Buy it direct from Bywater Books
I always enjoy first person books. They’re immediate and personal, and you really get to know the POV character in ways other points of view don’t allow you to experience. That character also has to be strong enough to support the book, and Lisa Gitlin has a winner in Joanna Kane, the main character in I Came Out for This?
Joanna is newly-out at the age of 45 and if that wasn’t tough enough, she fell in hard in love and was dumped. But she hasn’t figured that out. In fact, she moves from her Cleveland home all the way to Washington DC in order to be with her ex, Terri, a woman who barely knows she’s alive. But that’s not really true. Joanna is alive enough for Terri to tease and taunt with possibilities, none of which will ever come to pass. Can Joanna move along and find true happiness in her seedy DC apartment populated by sketchy, transient boarders?
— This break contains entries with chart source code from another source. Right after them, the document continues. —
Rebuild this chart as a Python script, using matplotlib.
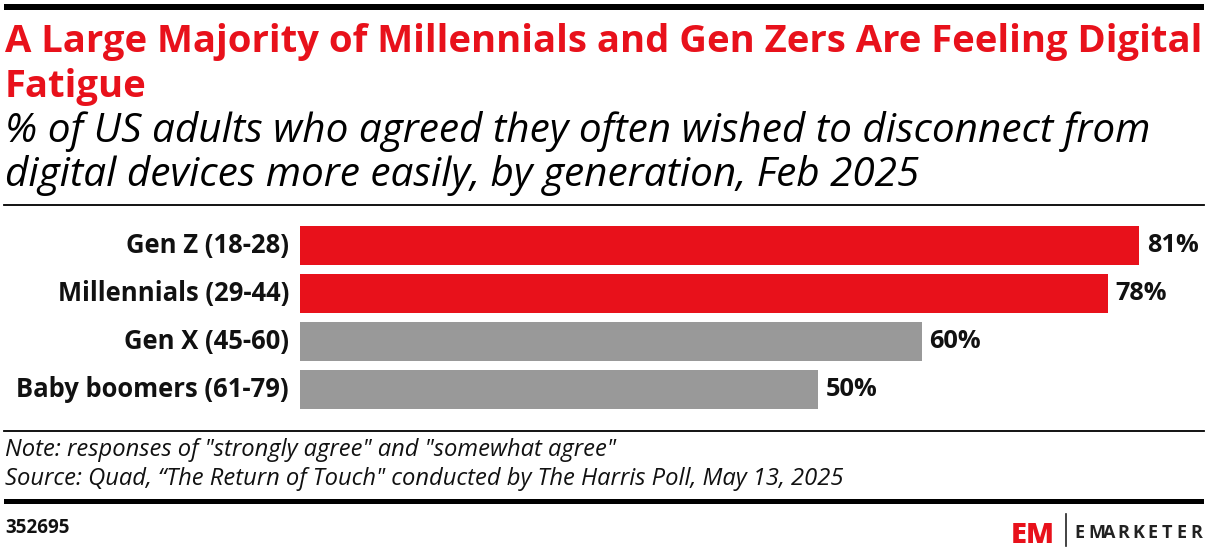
import matplotlib
matplotlib.use("Agg")
import matplotlib.pyplot as plt
from matplotlib.lines import Line2D
from matplotlib.patches import Rectangle

categories = ["Gen Z (18-28)", "Millennials (29-44)", "Gen X (45-60)", "Baby boomers (61-79)"]
values = [81, 78, 60, 50]
colors = ["#E8111B", "#E8111B", "#999999", "#999999"]

title1 = "A Large Majority of Millennials and Gen Zers Are Feeling Digital"
title2 = "Fatigue"
sub1 = "% of US adults who agreed they often wished to disconnect from"
sub2 = "digital devices more easily, by generation, Feb 2025"
note = "Note: responses of \"strongly agree\" and \"somewhat agree\""
source = "Source: Quad, \u201cThe Return of Touch\" conducted by The Harris Poll, May 13, 2025"
chart_id = "352695"

W, H = 1208, 550
FONT = ['Open Sans', 'DejaVu Sans']
plt.rcParams['font.family'] = FONT
fig = plt.figure(figsize=(W / 100, H / 100), dpi=100)
renderer = fig.canvas.get_renderer()

def fx(px):
    return px / W

def fy(py):
    return 1 - py / H

def fit(t, target):
    bb = t.get_window_extent(renderer)
    t.set_fontsize(t.get_fontsize() * target / bb.width)
    return t.get_fontsize()

# top thick bar
fig.add_artist(Rectangle((fx(4), fy(9.5)), fx(1200), 5.5 / H, transform=fig.transFigure,
                         color="black", lw=0))
t1 = fig.text(fx(5), fy(52), title1, color="#E8111B", fontsize=22, fontweight="bold",
              va="baseline", ha="left")
s = fit(t1, 1195)
fig.text(fx(5), fy(97), title2, color="#E8111B", fontsize=s, fontweight="bold",
         va="baseline", ha="left")
ts = fig.text(fx(5), fy(142), sub1, color="black", fontsize=22, style="italic",
              va="baseline", ha="left")
s = fit(ts, 1142)
fig.text(fx(5), fy(186), sub2, color="black", fontsize=s, style="italic",
         va="baseline", ha="left")
fig.add_artist(Line2D([fx(4), fx(1204)], [fy(205), fy(205)], color="black", lw=1.3,
                      transform=fig.transFigure))

# bars axes
px_per_unit = 10.36
ax_left, ax_right = 300, 1208
ax_top, ax_bot = 221.5, 413.5
ax = fig.add_axes([fx(ax_left), fy(ax_bot), fx(ax_right - ax_left), (ax_bot - ax_top) / H])
ypos = list(range(len(categories)))
ax.barh(ypos, values, height=39 / 48, color=colors, left=0)
ax.set_xlim(0, (ax_right - ax_left) / px_per_unit)
ax.set_ylim(len(categories) - 0.5, -0.5)
ax.axis("off")

probe = fig.text(0, 0, categories[3], fontsize=15, fontweight="bold")
lab_size = fit(probe, 273)
probe.remove()
probe = fig.text(0, 0, "81%", fontsize=15, fontweight="bold")
val_size = fit(probe, 52)
probe.remove()
for y, v, c in zip(ypos, values, categories):
    ax.text(v + 0.75, y, f"{v}%", va="center", ha="left", fontsize=val_size, fontweight="bold",
            color="#111111")
    ax.text(-1.05, y, c, va="center", ha="right", fontsize=lab_size, fontweight="bold",
            color="#111111")

fig.add_artist(Line2D([fx(4), fx(1204)], [fy(431), fy(431)], color="black", lw=1.3,
                      transform=fig.transFigure))
tn = fig.text(fx(5), fy(456), note, fontsize=14, style="italic", va="baseline", ha="left", color="#111111")
tsrc = fig.text(fx(5), fy(485), source, fontsize=14, style="italic", va="baseline", ha="left", color="#111111")
fit(tsrc, 845)
tn.set_fontsize(tsrc.get_fontsize())
fig.add_artist(Rectangle((fx(4), fy(503.5)), fx(1200), 5 / H, transform=fig.transFigure,
                         color="black", lw=0))
tid = fig.text(fx(5), fy(533), chart_id, fontsize=11, fontweight="bold", va="baseline", ha="left",
               color="#111111")
fit(tid, 64)

# logo
tem = fig.text(fx(1011), fy(543), "EM", fontsize=22, fontweight="heavy", color="#E8111B",
               va="baseline", ha="left")
fit(tem, 44)
fig.add_artist(Line2D([fx(1066), fx(1066)], [fy(514), fy(546)], color="#222222", lw=1.2,
                      transform=fig.transFigure))
logo = "EMARKETER"
for i, ch in enumerate(logo):
    fig.text(fx(1074 + i * 14.6), fy(537.5), ch, fontsize=13, fontweight="bold",
             color="#222222", va="baseline", ha="left")

fig.savefig("out.png", dpi=100)
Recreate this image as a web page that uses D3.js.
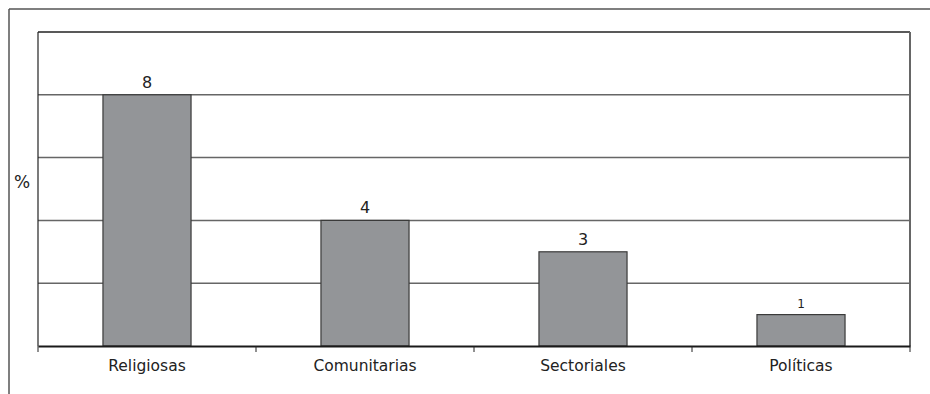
<!DOCTYPE html>
<html>
<head>
<meta charset="utf-8">
<script src="https://cdn.jsdelivr.net/npm/d3@7"></script>
<style>
  html, body { margin: 0; padding: 0; background: #fff; }
  svg { display: block; }
  text { font-family: "DejaVu Sans", sans-serif; fill: #222; }
</style>
</head>
<body>
<svg id="chart" width="930" height="394"></svg>
<script>
const categories = ["Religiosas", "Comunitarias", "Sectoriales", "Políticas"];
const values = [8, 4, 3, 1];
const yTicks = [0, 2, 4, 6, 8, 10];
const yLabel = "%";

const W = 930, H = 394;
const margin = { left: 38, top: 32, right: 20, bottom: 48 };
const svg = d3.select("#chart");

// outer frame (only left and top visible)
svg.append("line").attr("x1", 9).attr("y1", 9).attr("x2", W).attr("y2", 9)
  .attr("stroke", "#555").attr("stroke-width", 1.5);
svg.append("line").attr("x1", 9).attr("y1", 9).attr("x2", 9).attr("y2", H)
  .attr("stroke", "#555").attr("stroke-width", 1.5);

const x = d3.scaleBand().domain(categories).range([margin.left, W - margin.right]).padding(0);
const y = d3.scaleLinear().domain([0, 10]).range([H - margin.bottom, margin.top]);

// gridlines
svg.append("g").selectAll("line").data(yTicks.filter(t => t > 0)).join("line")
  .attr("x1", margin.left).attr("x2", W - margin.right)
  .attr("y1", d => y(d)).attr("y2", d => y(d))
  .attr("stroke", d => d === 10 ? "#222" : "#666")
  .attr("stroke-width", 1.5);

// plot area left and right borders
svg.append("line").attr("x1", margin.left).attr("x2", margin.left)
  .attr("y1", y(10)).attr("y2", y(0)).attr("stroke", "#222").attr("stroke-width", 1.2);
svg.append("line").attr("x1", W - margin.right).attr("x2", W - margin.right)
  .attr("y1", y(10)).attr("y2", y(0)).attr("stroke", "#666").attr("stroke-width", 2);

// bars
const bw = x.bandwidth() * 0.404;
svg.append("g").selectAll("rect").data(values).join("rect")
  .attr("x", (d, i) => x(categories[i]) + x.bandwidth() / 2 - bw / 2)
  .attr("width", bw)
  .attr("y", d => y(d))
  .attr("height", d => y(0) - y(d))
  .attr("fill", "#939598")
  .attr("stroke", "#3a3a3a")
  .attr("stroke-width", 1.2);

// value labels
svg.append("g").selectAll("text").data(values).join("text")
  .attr("x", (d, i) => x(categories[i]) + x.bandwidth() / 2)
  .attr("y", d => y(d) - 7)
  .attr("text-anchor", "middle")
  .attr("font-size", d => d === 1 ? 12 : 16)
  .style("fill", "#222")
  .text(d => d);

// x axis
const xAxis = d3.axisBottom(x).tickSize(0).tickFormat(d => d);
const gx = svg.append("g").attr("transform", `translate(0,${y(0)})`).call(xAxis);
gx.select(".domain").attr("stroke", "#1a1a1a").attr("stroke-width", 2.2);
gx.selectAll(".tick text").attr("dy", 0).attr("y", 25)
  .style("font-size", "15.5px")
  .style("font-family", "'DejaVu Sans', sans-serif").style("fill", "#222");
// boundary ticks
const bounds = categories.map(c => x(c)).concat([x.range()[1]]);
svg.append("g").selectAll("line").data(bounds).join("line")
  .attr("x1", d => d).attr("x2", d => d)
  .attr("y1", y(0)).attr("y2", y(0) + 6)
  .attr("stroke", "#222").attr("stroke-width", 1);

// y label
svg.append("text").attr("x", 22).attr("y", 188).attr("text-anchor", "middle")
  .attr("font-size", 17).text(yLabel);
</script>
</body>
</html>
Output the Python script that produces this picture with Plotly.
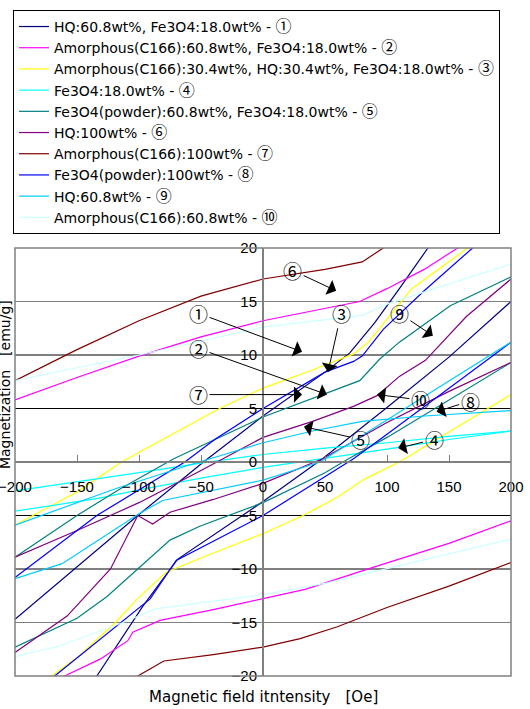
import plotly.graph_objects as go

# ---------------- data (field in Oe, magnetization in emu/g) ----------------
CJK = "font-family:'Noto Sans CJK JP';font-size:16px"
circ = ["①", "②", "③", "④", "⑤", "⑥", "⑦", "⑧", "⑨", "⑩"]
base_names = [
    "HQ:60.8wt%, Fe3O4:18.0wt% - ",
    "Amorphous(C166):60.8wt%, Fe3O4:18.0wt% - ",
    "Amorphous(C166):30.4wt%, HQ:30.4wt%, Fe3O4:18.0wt% - ",
    "Fe3O4:18.0wt% - ",
    "Fe3O4(powder):60.8wt%, Fe3O4:18.0wt% - ",
    "HQ:100wt% - ",
    "Amorphous(C166):100wt% - ",
    "Fe3O4(powder):100wt% - ",
    "HQ:60.8wt% - ",
    "Amorphous(C166):60.8wt% - ",
]
colors = ["#000080", "#FF00FF", "#FFFF00", "#00FFFF", "#008080",
          "#800080", "#800000", "#0000FF", "#00CCFF", "#CCFFFF"]

# 1 HQ 60.8 + Fe3O4
s1_up_x = [-200, -101, -48, 0, 50, 70, 90, 110, 133, 160]
s1_up_y = [-14.7, -5.0, 0.0, 4.3, 8.4, 10.2, 13.0, 16.2, 20.0, 24.0]
s1_lo_x = [-200, -134, -97, -69, 0, 48, 100, 150, 200]
s1_lo_y = [-27.0, -20.0, -13.5, -9.1, -3.7, 0.3, 5.1, 9.8, 15.0]
# 2 Amorphous 60.8 + Fe3O4
s2_up_x = [-200, -150, -100, -50, 0, 40, 78, 100, 130, 157, 200]
s2_up_y = [5.8, 7.9, 9.9, 11.7, 13.2, 14.1, 15.0, 16.2, 18.0, 20.0, 22.5]
s2_lo_x = [-200, -160, -131, -109, -105, -83, -40, 0, 34, 90, 150, 200]
s2_lo_y = [-22.5, -20.0, -18.4, -16.7, -15.9, -14.8, -13.8, -12.8, -11.9, -9.8, -7.6, -5.5]
# 3 Amorphous 30.4 + HQ 30.4 + Fe3O4
s3_up_x = [-200, -150, -114, -81, -35, 0, 40, 73, 85, 100, 120, 165, 200]
s3_up_y = [-5.9, -2.8, 0.0, 2.1, 5.0, 6.9, 8.6, 10.1, 11.2, 13.3, 16.2, 20.0, 22.0]
s3_lo_x = [-200, -170, -148, -119, -103, -94, -78, -40, 0, 34, 60, 82, 110, 150, 200]
s3_lo_y = [-22.5, -20.0, -18.1, -15.0, -13.0, -12.0, -10.3, -8.5, -6.7, -4.9, -3.3, -1.6, 0.0, 2.8, 6.3]
# 4 Fe3O4 18.0
s4_up_x = [-200, -100, -50, 0, 50, 100, 150, 200]
s4_up_y = [-2.7, -1.0, -0.1, 0.7, 1.3, 1.8, 2.4, 2.9]
s4_lo_x = [-200, -133, -100, -50, 0, 48, 100, 150, 200]
s4_lo_y = [-4.6, -3.4, -2.6, -1.5, -0.5, 0.3, 1.2, 2.1, 2.9]
# 5 Fe3O4 powder 60.8 + Fe3O4
s5_up_x = [-200, -150, -115, -72, 0, 50, 78, 94, 110, 151, 200]
s5_up_y = [-8.9, -5.0, -2.5, 0.3, 4.2, 6.4, 7.6, 9.6, 11.2, 14.6, 17.3]
s5_lo_x = [-200, -150, -126, -99, -75, -51, 0, 50, 69, 100, 150, 200]
s5_lo_y = [-17.3, -14.6, -12.6, -9.8, -7.3, -6.0, -3.8, -1.0, 0.3, 2.3, 5.8, 9.3]
# 6 HQ 100
s6_up_x = [-200, -150, -100, -50, 0, 40, 73, 92, 110, 131, 164, 200]
s6_up_y = [-8.9, -6.4, -3.8, -0.8, 2.3, 3.8, 5.2, 6.2, 8.0, 9.5, 13.6, 17.1]
s6_lo_x = [-200, -158, -123, -101, -89, -75, -40, 0, 48, 100, 150, 200]
s6_lo_y = [-17.8, -14.4, -10.0, -5.0, -5.8, -4.7, -3.5, -2.0, 0.3, 3.7, 6.6, 9.3]
# 7 Amorphous 100
s7_up_x = [-200, -150, -100, -50, 0, 50, 80, 97, 150, 200]
s7_up_y = [7.6, 10.5, 13.2, 15.5, 17.1, 18.0, 18.7, 20.0, 23.0, 25.0]
s7_lo_x = [-200, -120, -101, -90, -80, -40, 0, 30, 60, 100, 150, 200]
s7_lo_y = [-25.0, -21.2, -20.0, -19.3, -18.6, -18.0, -17.3, -16.5, -15.4, -13.6, -11.6, -9.4]
# 8 Fe3O4 powder 100
s8_up_x = [-200, -134, -63, -39, 0, 50, 73, 80, 97, 130, 169, 200]
s8_up_y = [-10.8, -5.0, 0.0, 2.1, 5.0, 8.4, 9.4, 9.9, 12.4, 16.0, 20.0, 23.0]
s8_lo_x = [-200, -168, -91, -70, 0, 73, 100, 150, 200]
s8_lo_y = [-25.0, -20.0, -12.8, -9.2, -5.0, 0.3, 2.6, 6.9, 11.2]
# 9 HQ 60.8
s9_up_x = [-200, -160, -119, -60, 0, 40, 80, 130, 200]
s9_up_y = [-5.9, -4.2, -2.5, -0.3, 1.8, 2.9, 3.8, 4.3, 4.8]
s9_lo_x = [-200, -162, -101, -81, 0, 46, 131, 200]
s9_lo_y = [-10.9, -9.5, -4.9, -3.6, -1.7, 0.0, 6.2, 11.2]
# 10 Amorphous 60.8
s10_up_x = [-200, -100, 0, 80, 101, 200]
s10_up_y = [7.6, 10.0, 12.6, 13.7, 14.8, 18.5]
s10_lo_x = [-200, -164, -113, -86, 0, 52, 106, 200]
s10_lo_y = [-18.2, -17.2, -15.0, -13.7, -12.4, -11.3, -9.8, -7.2]

branches = [
    (s1_up_x, s1_up_y, s1_lo_x, s1_lo_y),
    (s2_up_x, s2_up_y, s2_lo_x, s2_lo_y),
    (s3_up_x, s3_up_y, s3_lo_x, s3_lo_y),
    (s4_up_x, s4_up_y, s4_lo_x, s4_lo_y),
    (s5_up_x, s5_up_y, s5_lo_x, s5_lo_y),
    (s6_up_x, s6_up_y, s6_lo_x, s6_lo_y),
    (s7_up_x, s7_up_y, s7_lo_x, s7_lo_y),
    (s8_up_x, s8_up_y, s8_lo_x, s8_lo_y),
    (s9_up_x, s9_up_y, s9_lo_x, s9_lo_y),
    (s10_up_x, s10_up_y, s10_lo_x, s10_lo_y),
]

x_ticks = [-200, -150, -100, -50, 0, 50, 100, 150, 200]
y_ticks = [-20, -15, -10, -5, 0, 5, 10, 15, 20]
grid_dark = [-10, -5, 5, 10]
grid_light = [-15, 15]

# callout labels: (text, label x, label y, arrow tip x, arrow tip y)
callout_text = ["⑥", "①", "②", "⑦", "③", "⑨", "⑩", "⑧", "⑤", "④"]
callout_lx = [24, -52, -52, -52, 63, 110, 127, 167, 79, 138]
callout_ly = [17.9, 13.9, 10.6, 6.3, 13.9, 13.9, 5.8, 5.7, 2.1, 2.1]
callout_tx = [59, 31.5, 51.6, 31.5, 52.4, 137, 92, 140, 33, 109]
callout_ty = [16.0, 10.3, 6.3, 6.3, 8.4, 11.8, 6.3, 4.7, 3.3, 1.3]

FONT = "'DejaVu Sans', 'Noto Sans CJK JP', sans-serif"
TICKFONT = "Arial, 'Liberation Sans', sans-serif"

fig = go.Figure()
for base, c, col, (ux, uy, lx, ly) in zip(base_names, circ, colors, branches):
    name = base + f'<span style="{CJK}">{c}</span>'
    # descending-field branch, gap, ascending-field branch
    xs = list(reversed(ux)) + [None] + list(lx)
    ys = list(reversed(uy)) + [None] + list(ly)
    fig.add_trace(go.Scatter(x=xs, y=ys, mode="lines", name=name,
                             line=dict(color=col, width=1.2),
                             connectgaps=False, hoverinfo="skip"))

shapes = []
for g in grid_dark:
    shapes.append(dict(type="line", xref="x", yref="y", x0=-200, x1=200, y0=g, y1=g,
                       line=dict(color="#000000", width=1), layer="below"))
for g in grid_light:
    shapes.append(dict(type="line", xref="x", yref="y", x0=-200, x1=200, y0=g, y1=g,
                       line=dict(color="#7f7f7f", width=1), layer="below"))
shapes.append(dict(type="rect", xref="paper", yref="paper", x0=0, x1=1, y0=0, y1=1,
                   line=dict(color="#808080", width=1.5), layer="above"))

annotations = []
for t, lxv, lyv, txv, tyv in zip(callout_text, callout_lx, callout_ly, callout_tx, callout_ty):
    annotations.append(dict(x=txv, y=tyv, xref="x", yref="y", ax=lxv, ay=lyv,
                            axref="x", ayref="y", text=t, showarrow=True,
                            arrowhead=1, arrowsize=2.7, arrowwidth=1, arrowcolor="black",
                            font=dict(size=19, color="black", family="'Noto Sans CJK JP'")))
annotations.append(dict(x=0.502, y=-0.049, xref="paper", yref="paper", showarrow=False,
                        xanchor="center", yanchor="middle",
                        text="Magnetic field itntensity　[Oe]",
                        font=dict(size=15, color="black", family=FONT)))
annotations.append(dict(x=-0.020, y=0.68, xref="paper", yref="paper", showarrow=False,
                        xanchor="center", yanchor="middle",
                        text="Magnetization　[emu/g]", textangle=-90,
                        font=dict(size=14, color="black", family=FONT)))

fig.update_layout(
    width=530, height=709,
    margin=dict(l=15, r=19, t=248, b=33, autoexpand=False),
    paper_bgcolor="white", plot_bgcolor="white",
    font=dict(family=FONT, size=14, color="black"),
    showlegend=True,
    legend=dict(xref="container", yref="container", x=0.0245, y=0.986,
                xanchor="left", yanchor="top",
                bordercolor="black", borderwidth=1, bgcolor="white",
                font=dict(size=14, family=FONT), tracegroupgap=0),
    shapes=shapes,
    annotations=annotations,
    xaxis=dict(range=[-200, 200], tickvals=x_ticks, ticks="inside", ticklen=6,
               tickcolor="#808080", showline=True, linecolor="#808080", linewidth=2,
               showgrid=False, zeroline=False, anchor="free", position=0.5,
               tickfont=dict(size=15, family=TICKFONT), ticklabelstandoff=11,
               ticklabeloverflow="allow"),
    yaxis=dict(range=[-20, 20], tickvals=y_ticks, ticks="", showline=True,
               linecolor="#808080", linewidth=2, showgrid=False, zeroline=False,
               anchor="free", position=0.5, tickfont=dict(size=15, family=TICKFONT),
               ticklabelstandoff=2, ticklabeloverflow="allow"),
)

fig.write_html("out.html", config={"displayModeBar": False},
               post_script="document.body.style.margin='0px';")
Can she and Terri peacefully coexist in the DC lesbian dating scene? Will she survive psychotherapy? Will she get out of jail?
I’d rather let Joanna tell you in her own hilarious words. Lisa Gitlin has a wonderfully realized character in Joanna Kane; one with wit and wonder but more importantly, one with whom it’s easy to identify. We’ve all been out on the fringes at one time or another, living lives our families and friends couldn’t understand. Kane’s journey out there and back is one we know well, and she deals with the roadblocks she encounters with sass and verve.
The voice? Well, it’s soft and hard, soothing and haranguing, full of hope and despair—sometimes in the same sentence—but Joanna is never, ever boring. She is occasionally frustrating in her worship of a woman who clearly cares nothing for her, but in time that becomes part of her charm. Just like a good friend, you want to cheer for her when she does something brilliant and slap her when she’s stupid. And Joanna’s insights into the somewhat incestuous lesbian dating world are hysterical and, I believe, totally accurate.
I Came Out For This? is a great summer read. Its intriguing voice draws you back for more like a cool, refreshing dip in the pool, and its warm sense of wonder and discovery will keep you comfortable even after the sun goes down.